My body is not haunted.
It is active archive.
It does not carry ghosts.
It carries instructions.

This is not softness.
This is sovereignty.
This is what happens when Black women stop apologizing for being oracles

I wear gold because my bones asked me to.
I wear white to clear the static.
I wear red when I’m ready to call down the thunder and make love at the same time.

My fashion is not costume.
It’s code.
It’s communication.
It’s how my ancestors show off through me.

You see a ring.
They see a seal.
You see a wrap.
They see a crown.

I love this gift.

Because it doesn’t wait for validation.
Because it drags the truth out by its teeth.
Because it saves people who never thought they’d be seen.
Because it forces me to stay honest—even when it hurts.

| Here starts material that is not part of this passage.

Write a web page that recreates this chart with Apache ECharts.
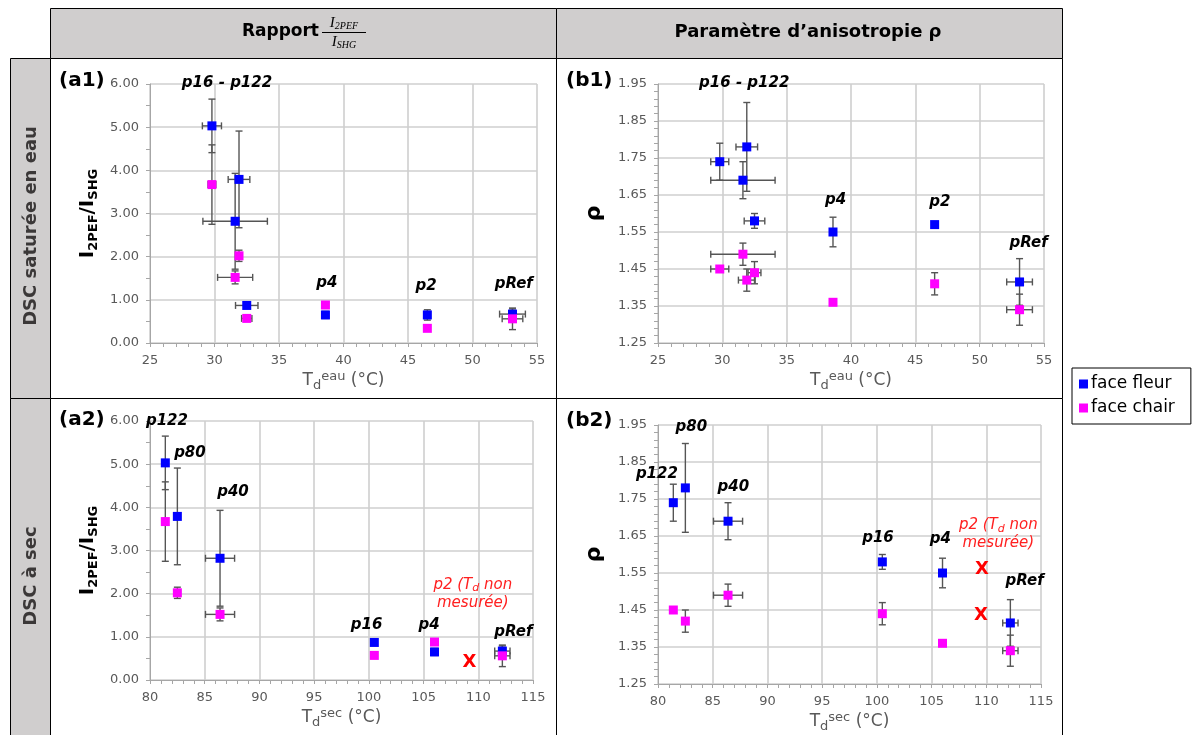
<!DOCTYPE html>
<html><head><meta charset="utf-8">
<script src="https://cdn.jsdelivr.net/npm/echarts@6/dist/echarts.min.js"></script>
<style>html,body{margin:0;padding:0;background:#fff}#c{width:1197px;height:735px}</style>
</head><body><div id="c"></div>
<script>
// ---------- DATA ----------
const samples = ['p122', 'p80', 'p40', 'p16', 'p4', 'p2', 'pRef'];
const tdEau = [29.8, 31.9, 31.6, 32.5, 38.6, 46.5, 53.1];
const tdSec = [81.4, 82.5, 86.4, 100.5, 106.0, null, 112.2];

const ratioFleur    = [5.03, 3.79, 2.82, 0.87, 0.65, 0.65, 0.67];
const ratioFleurErr = [0.62, 1.12, 1.11, 0.03, 0.08, 0.12, 0.12];
const ratioChair    = [3.67, 2.02, 1.52, 0.57, 0.88, 0.34, 0.56];
const ratioChairErr = [0.92, 0.13, 0.15, 0.03, 0.04, 0.03, 0.25];

const rhoFleur    = [1.74, 1.78, 1.69, 1.58, 1.55, 1.57, 1.415];
const rhoFleurErr = [0.05, 0.12, 0.05, 0.02, 0.04, 0.0, 0.063];
const rhoChair    = [1.45, 1.42, 1.49, 1.44, 1.36, 1.41, 1.34];
const rhoChairErr = [0.0, 0.03, 0.03, 0.03, 0.0, 0.03, 0.042];

const tdEauErrRatioFleur = [0.74, 0.84, 2.5, 0.87, 0.1, 0, 1.0];
const tdEauErrRatioChair = [0.3, 0.2, 1.36, 0.4, 0.1, 0, 0.8];
const tdEauErrRhoFleur   = [0.7, 0.84, 2.5, 0.8, 0.1, 0, 1.0];
const tdEauErrRhoChair   = [0.7, 0.65, 2.5, 0.5, 0.1, 0, 1.0];
const tdSecErrFleur      = [0, 0, 1.33, 0, 0, 0, 0.7];
const tdSecErrChair      = [0, 0, 1.33, 0, 0, 0, 0.7];

// p2 : T_d non mesurée (red crosses)
const p2CrossRatio = [[109.2, 0.41]];
const p2CrossRho = [[109.6, 1.56], [109.5, 1.435]];

// annotation labels [text, x, y]
const annA1 = [['p16 - p122', 30.97, 6.02], ['p4', 38.7, 1.38], ['p2', 46.4, 1.31], ['pRef', 53.2, 1.36]];
const annB1 = [['p16 - p122', 31.7, 1.953], ['p4', 38.8, 1.637], ['p2', 46.9, 1.632], ['pRef', 53.8, 1.521]];
const annA2 = [['p122', 81.55, 5.99], ['p80', 83.65, 5.25], ['p40', 87.58, 4.35], ['p16', 99.8, 1.27], ['p4', 105.5, 1.27], ['pRef', 113.2, 1.11]];
const annB2 = [['p122', 79.9, 1.817], ['p80', 83.04, 1.944], ['p40', 86.88, 1.782], ['p16', 100.1, 1.644], ['p4', 105.8, 1.641], ['pRef', 113.5, 1.528]];
const annP2A2 = [109.5, 2.0];
const annP2B2 = [111.1, 1.655];

// ---------- BUILD ----------
const FF = '"DejaVu Sans", sans-serif';
const BLUE = '#0000ff', MAG = '#ff00ff', GRAY = '#595959';

function pts(xs, ys, xe, ye) {
  const out = [];
  for (let i = 0; i < xs.length; i++) {
    if (xs[i] == null || ys[i] == null) continue;
    out.push([xs[i], ys[i], xe[i] || 0, ye[i] || 0]);
  }
  return out;
}

function errRender(params, api) {
  const x = api.value(0), y = api.value(1), ex = api.value(2), ey = api.value(3);
  const c = api.coord([x, y]);
  const style = { stroke: '#555555', lineWidth: 1.4 };
  const cap = 3.5;
  const ch = [];
  if (ey > 0) {
    const t = api.coord([x, y + ey]), b = api.coord([x, y - ey]);
    ch.push({ type: 'line', shape: { x1: c[0], y1: t[1], x2: c[0], y2: b[1] }, style });
    ch.push({ type: 'line', shape: { x1: c[0] - cap, y1: t[1], x2: c[0] + cap, y2: t[1] }, style });
    ch.push({ type: 'line', shape: { x1: c[0] - cap, y1: b[1], x2: c[0] + cap, y2: b[1] }, style });
  }
  if (ex > 0) {
    const l = api.coord([x - ex, y]), r = api.coord([x + ex, y]);
    ch.push({ type: 'line', shape: { x1: l[0], y1: c[1], x2: r[0], y2: c[1] }, style });
    ch.push({ type: 'line', shape: { x1: l[0], y1: c[1] - cap, x2: l[0], y2: c[1] + cap }, style });
    ch.push({ type: 'line', shape: { x1: r[0], y1: c[1] - cap, x2: r[0], y2: c[1] + cap }, style });
  }
  return { type: 'group', children: ch };
}

const grids = [
  { left: 150, top: 84, width: 387, height: 259 },
  { left: 658, top: 84, width: 386, height: 259 },
  { left: 150, top: 421, width: 383, height: 259 },
  { left: 658, top: 425, width: 383, height: 259 }
];

const axisRichX = {
  n: { fontSize: 17, color: GRAY, fontFamily: FF, lineHeight: 22 },
  sub: { fontSize: 13, color: GRAY, fontFamily: FF, lineHeight: 6, verticalAlign: 'bottom' },
  sup: { fontSize: 13, color: GRAY, fontFamily: FF, lineHeight: 10, verticalAlign: 'top' }
};
const axisRichY = {
  b: { fontSize: 20, color: '#000', fontWeight: 'bold', fontFamily: FF, lineHeight: 24 },
  s: { fontSize: 13, color: '#000', fontWeight: 'bold', fontFamily: FF, lineHeight: 6, verticalAlign: 'bottom' },
  r: { fontSize: 22, color: '#000', fontWeight: 'bold', fontFamily: FF, lineHeight: 24 }
};

function xAx(gi, min, max, word) {
  return {
    type: 'value', gridIndex: gi, min, max, interval: 5,
    axisLine: { show: true, onZero: false, lineStyle: { color: '#a6a6a6', width: 1 } },
    axisTick: { show: true, length: 4, lineStyle: { color: '#a6a6a6' } },
    minorTick: { show: true, splitNumber: 5, length: 4, lineStyle: { color: '#a6a6a6' } },
    splitLine: { show: true, lineStyle: { color: '#cfcfcf', width: 1.6 } },
    axisLabel: { color: GRAY, fontSize: 13, fontFamily: FF, margin: 11 },
    name: '{n|T}{sub|d}{sup|' + word + '}{n| (°C)}',
    nameLocation: 'middle', nameGap: 27,
    nameTextStyle: { rich: axisRichX }
  };
}
function yAx(gi, min, max, interval, minorSplit, isRho) {
  return {
    type: 'value', gridIndex: gi, min, max, interval,
    axisLine: { show: true, onZero: false, lineStyle: { color: '#a6a6a6', width: 1 } },
    axisTick: { show: true, length: 4, lineStyle: { color: '#a6a6a6' } },
    minorTick: { show: true, splitNumber: minorSplit, length: 4, lineStyle: { color: '#a6a6a6' } },
    splitLine: { show: true, lineStyle: { color: '#cfcfcf', width: 1.6 } },
    axisLabel: { color: GRAY, fontSize: 13, fontFamily: FF, margin: 11, formatter: v => v.toFixed(2) },
    name: isRho ? '{r|ρ}' : '{b|I}{s|2PEF}{b|/I}{s|SHG}',
    nameLocation: 'middle', nameRotate: 90, nameGap: isRho ? 52 : 50,
    nameTextStyle: { rich: axisRichY }
  };
}

const series = [];
function addPanel(gi, xs, fy, fyErr, fxErr, cy, cyErr, cxErr) {
  const fd = pts(xs, fy, fxErr, fyErr), cd = pts(xs, cy, cxErr, cyErr);
  [fd, cd].forEach(d => series.push({
    type: 'custom', name: 'err', xAxisIndex: gi, yAxisIndex: gi, renderItem: errRender,
    data: d, encode: { x: 0, y: 1 }, z: 3, silent: true, clip: false
  }));
  series.push({ type: 'scatter', name: 'face fleur', xAxisIndex: gi, yAxisIndex: gi, symbol: 'rect', symbolSize: 9,
    itemStyle: { color: BLUE, opacity: 1 }, data: fd.map(p => [p[0], p[1]]), z: 5, silent: true });
  series.push({ type: 'scatter', name: 'face chair', xAxisIndex: gi, yAxisIndex: gi, symbol: 'rect', symbolSize: 9,
    itemStyle: { color: MAG, opacity: 1 }, data: cd.map(p => [p[0], p[1]]), z: 5, silent: true });
}
addPanel(0, tdEau, ratioFleur, ratioFleurErr, tdEauErrRatioFleur, ratioChair, ratioChairErr, tdEauErrRatioChair);
addPanel(1, tdEau, rhoFleur, rhoFleurErr, tdEauErrRhoFleur, rhoChair, rhoChairErr, tdEauErrRhoChair);
addPanel(2, tdSec, ratioFleur, ratioFleurErr, tdSecErrFleur, ratioChair, ratioChairErr, tdSecErrChair);
addPanel(3, tdSec, rhoFleur, rhoFleurErr, tdSecErrFleur, rhoChair, rhoChairErr, tdSecErrChair);

function addAnn(gi, arr) {
  series.push({
    type: 'scatter', name: 'ann', xAxisIndex: gi, yAxisIndex: gi, symbolSize: 1, silent: true, z: 6, clip: false,
    itemStyle: { color: 'rgba(0,0,0,0)', opacity: 1 },
    label: { show: true, position: 'inside', formatter: '{b}', color: '#000', opacity: 1, fontSize: 15, fontWeight: 'bold', fontStyle: 'italic', fontFamily: FF },
    data: arr.map(a => ({ name: a[0], value: [a[1], a[2]] }))
  });
}
addAnn(0, annA1); addAnn(1, annB1); addAnn(2, annA2); addAnn(3, annB2);

const redRich = {
  r: { color: '#ff2020', fontSize: 15, fontStyle: 'italic', fontFamily: FF, lineHeight: 18 },
  rs: { color: '#ff2020', fontSize: 11, fontStyle: 'italic', fontFamily: FF, lineHeight: 6, verticalAlign: 'bottom' }
};
function addP2(gi, pos, crosses) {
  series.push({
    type: 'scatter', name: 'ann', xAxisIndex: gi, yAxisIndex: gi, symbolSize: 1, silent: true, z: 6, clip: false,
    itemStyle: { color: 'rgba(0,0,0,0)', opacity: 1 },
    label: { show: true, position: 'inside', align: 'center', opacity: 1,
      formatter: '{r|p2 (T}{rs|d}{r| non}\n{r|mesurée)}', rich: redRich },
    data: [pos]
  });
  series.push({
    type: 'scatter', name: 'ann', xAxisIndex: gi, yAxisIndex: gi, symbolSize: 1, silent: true, z: 6, clip: false,
    itemStyle: { color: 'rgba(0,0,0,0)', opacity: 1 },
    label: { show: true, position: 'inside', formatter: 'X', color: '#ff0000', opacity: 1, fontSize: 18, fontWeight: 'bold', fontFamily: FF },
    data: crosses
  });
}
addP2(2, annP2A2, p2CrossRatio);
addP2(3, annP2B2, p2CrossRho);

// ---------- TABLE / TEXT ----------
const CELL = '#d0cece';
const fracRich = {
  i: { fontFamily: '"Liberation Serif", serif', fontStyle: 'italic', fontSize: 15, fill: '#000', lineHeight: 16 },
  s: { fontFamily: '"Liberation Serif", serif', fontStyle: 'italic', fontSize: 10, fill: '#000', lineHeight: 5, verticalAlign: 'bottom' }
};
const graphic = [
  { type: 'rect', z: -5, shape: { x: 50.5, y: 8.5, width: 1012, height: 50 }, style: { fill: CELL, stroke: '#000', lineWidth: 1 } },
  { type: 'line', z: -4, shape: { x1: 556.5, y1: 8.5, x2: 556.5, y2: 58.5 }, style: { stroke: '#000', lineWidth: 1 } },
  { type: 'rect', z: -5, shape: { x: 10.5, y: 58.5, width: 40, height: 340 }, style: { fill: CELL, stroke: '#000', lineWidth: 1 } },
  { type: 'rect', z: -5, shape: { x: 10.5, y: 398.5, width: 40, height: 345 }, style: { fill: CELL, stroke: '#000', lineWidth: 1 } },
  { type: 'rect', z: -5, shape: { x: 50.5, y: 58.5, width: 506, height: 340 }, style: { fill: '#fff', stroke: '#000', lineWidth: 1 } },
  { type: 'rect', z: -5, shape: { x: 556.5, y: 58.5, width: 506, height: 340 }, style: { fill: '#fff', stroke: '#000', lineWidth: 1 } },
  { type: 'rect', z: -5, shape: { x: 50.5, y: 398.5, width: 506, height: 345 }, style: { fill: '#fff', stroke: '#000', lineWidth: 1 } },
  { type: 'rect', z: -5, shape: { x: 556.5, y: 398.5, width: 506, height: 345 }, style: { fill: '#fff', stroke: '#000', lineWidth: 1 } },
  // header texts
  { type: 'text', z: 10, x: 319, y: 32, style: { text: 'Rapport', font: 'bold 17px ' + FF, fill: '#000', align: 'right', verticalAlign: 'middle' } },
  { type: 'text', z: 10, x: 344, y: 23, style: { text: '{i|I}{s|2PEF}', align: 'center', verticalAlign: 'middle', rich: fracRich } },
  { type: 'line', z: 10, shape: { x1: 322, y1: 32.5, x2: 366, y2: 32.5 }, style: { stroke: '#000', lineWidth: 1 } },
  { type: 'text', z: 10, x: 344, y: 42, style: { text: '{i|I}{s|SHG}', align: 'center', verticalAlign: 'middle', rich: fracRich } },
  { type: 'text', z: 10, x: 808, y: 32, style: { text: 'Paramètre d’anisotropie ρ', font: 'bold 18px ' + FF, fill: '#000', align: 'center', verticalAlign: 'middle' } },
  // row titles
  { type: 'text', z: 10, x: 31, y: 226, rotation: Math.PI / 2, style: { text: 'DSC saturée en eau', font: 'bold 18px ' + FF, fill: '#3b3838', align: 'center', verticalAlign: 'middle' } },
  { type: 'text', z: 10, x: 31, y: 576, rotation: Math.PI / 2, style: { text: 'DSC à sec', font: 'bold 18px ' + FF, fill: '#3b3838', align: 'center', verticalAlign: 'middle' } },
  // panel tags
  { type: 'text', z: 10, x: 59, y: 81, style: { text: '(a1)', font: 'bold 20px ' + FF, fill: '#000', verticalAlign: 'middle' } },
  { type: 'text', z: 10, x: 566, y: 81, style: { text: '(b1)', font: 'bold 20px ' + FF, fill: '#000', verticalAlign: 'middle' } },
  { type: 'text', z: 10, x: 59, y: 420, style: { text: '(a2)', font: 'bold 20px ' + FF, fill: '#000', verticalAlign: 'middle' } },
  { type: 'text', z: 10, x: 566, y: 421, style: { text: '(b2)', font: 'bold 20px ' + FF, fill: '#000', verticalAlign: 'middle' } }
];

const option = {
  animation: false,
  backgroundColor: '#fff',
  grid: grids,
  xAxis: [xAx(0, 25, 55, 'eau'), xAx(1, 25, 55, 'eau'), xAx(2, 80, 115, 'sec'), xAx(3, 80, 115, 'sec')],
  yAxis: [yAx(0, 0, 6, 1, 2, false), yAx(1, 1.25, 1.95, 0.1, 5, true), yAx(2, 0, 6, 1, 2, false), yAx(3, 1.25, 1.95, 0.1, 5, true)],
  legend: {
    data: ['face fleur', 'face chair'], orient: 'vertical', left: 1072, top: 368,
    padding: [6, 16, 6, 7], itemGap: 4, itemWidth: 9, itemHeight: 9, icon: 'rect',
    borderColor: '#000', borderWidth: 1, selectedMode: false,
    textStyle: { fontSize: 17, color: '#000', fontFamily: FF, padding: [0, 0, 0, -2], lineHeight: 20 }
  },
  graphic: graphic,
  series: series
};
const chart = echarts.init(document.getElementById('c'), null, { renderer: 'canvas' });
chart.setOption(option);
</script>
</body></html>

I love this gift like an altar.
Like a knife.
Like a kiss that tastes like war and honey.

It’s not for show.
It’s for survival.

And I remember everything.

The sting of lime in my eyes.
The way the bowl steamed like it knew something.
The smell of wax and blood and sweat and silence.
My mother’s stillness.
The priestess’s presence.
The chicken’s body—posed.
The air—electrified.
My spine—straight.

There was a dead chicken in the middle of the kitchen floor.

And that was the night I met myself in full.

One love, ESS xo

References:

  • Yehuda, R., & Lehrner, A. (2018). Intergenerational transmission of trauma effects: putative role of epigenetic mechanisms. World Psychiatry, 17(3), 243–257.

  • American Psychological Association. (2019). Legacy of trauma. https://www.apa.org/monitor/2019/02/legacy-trauma

  • Sharpe, C. (2016). In the Wake: On Blackness and Being. Duke University Press.